2. Rose and Reinette:  Rose warns Reinette that the clockwork people will come for her shortly after her thirty-seventh birthday.  Rose tries her best to explain about the spaceship and what’s happening to Reinette.  They also discuss the Doctor and how wonderful life is with him, despite the terror they have to deal with for him.  The rating: 1

The Woman to Woman Quote of the Episode:

“There is a vessel in your world where the days of my life are pressed together like the chapters of a book so that he may step from one to the other without increase of age, while I, weary traveler, must always take the slower path.”

“He was right about you.”

- Reinette Poisson/Madame de Pompadour and Rose Tyler

There’s a clear analogy drawn between Reinette as the mistress of both King Louis XV and the Doctor while both already have a queen – the Doctor’s being Rose.  But rather than creating jealous sniping, Rose and Reinette seem to respect each other and Rose tries to take care of Reinette, checking on her after she follows Rose and Mickey back onto the spaceship.

The Tally:
Episode 2x04 Total: 1
Series 2 Total: 3.5
10th Doctor Total: 3.5
Rose as Companion Total: 20.0
Russell T Davis Era Total: 20.0

For Further Discussion: But Not Really
My main issue (in terms of women’s representation) with this episode is something I’m reserving for a later episode, either in series 5 or series 7.  But I’d still love to hear your thoughts on issues you see.
If you’re interested in my thoughts on issues not regarding how Reinette and Rose are presented, check out this post I made on Tumblr.

1 comment:

  1. I don't see any particular issues.
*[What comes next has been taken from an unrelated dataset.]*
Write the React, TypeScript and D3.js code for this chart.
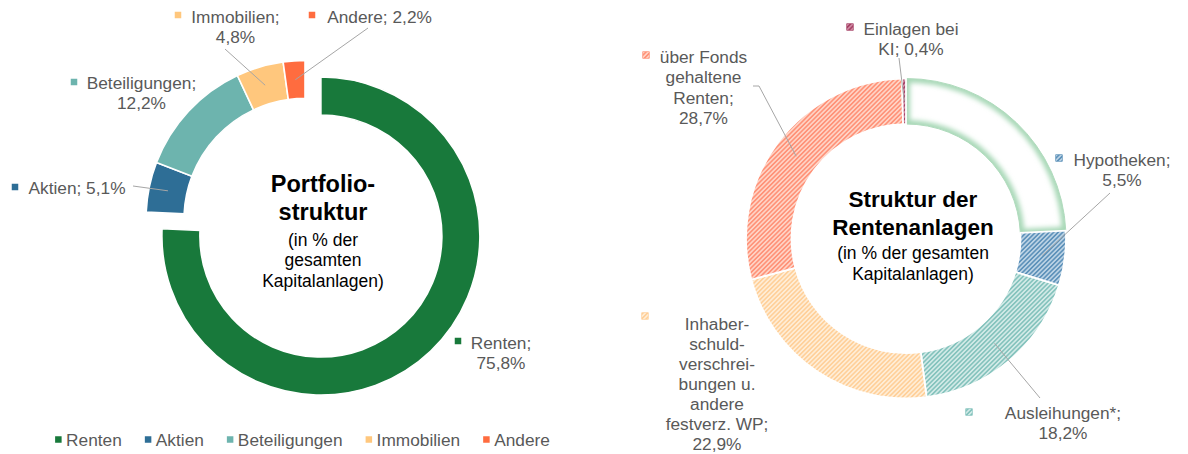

Rose is compassionate, curious, independent and street-smart, as she should be. Reinette is presented as fully as she can be when we see her life in monster attacks. The Doctor is being reckless and as usual proving Rose completely right ("But Sarah Jane, you were that close to her once" is the key line, not the Doctor lying to himself) and for once we get a less static interpretation of the TARDIS relationships.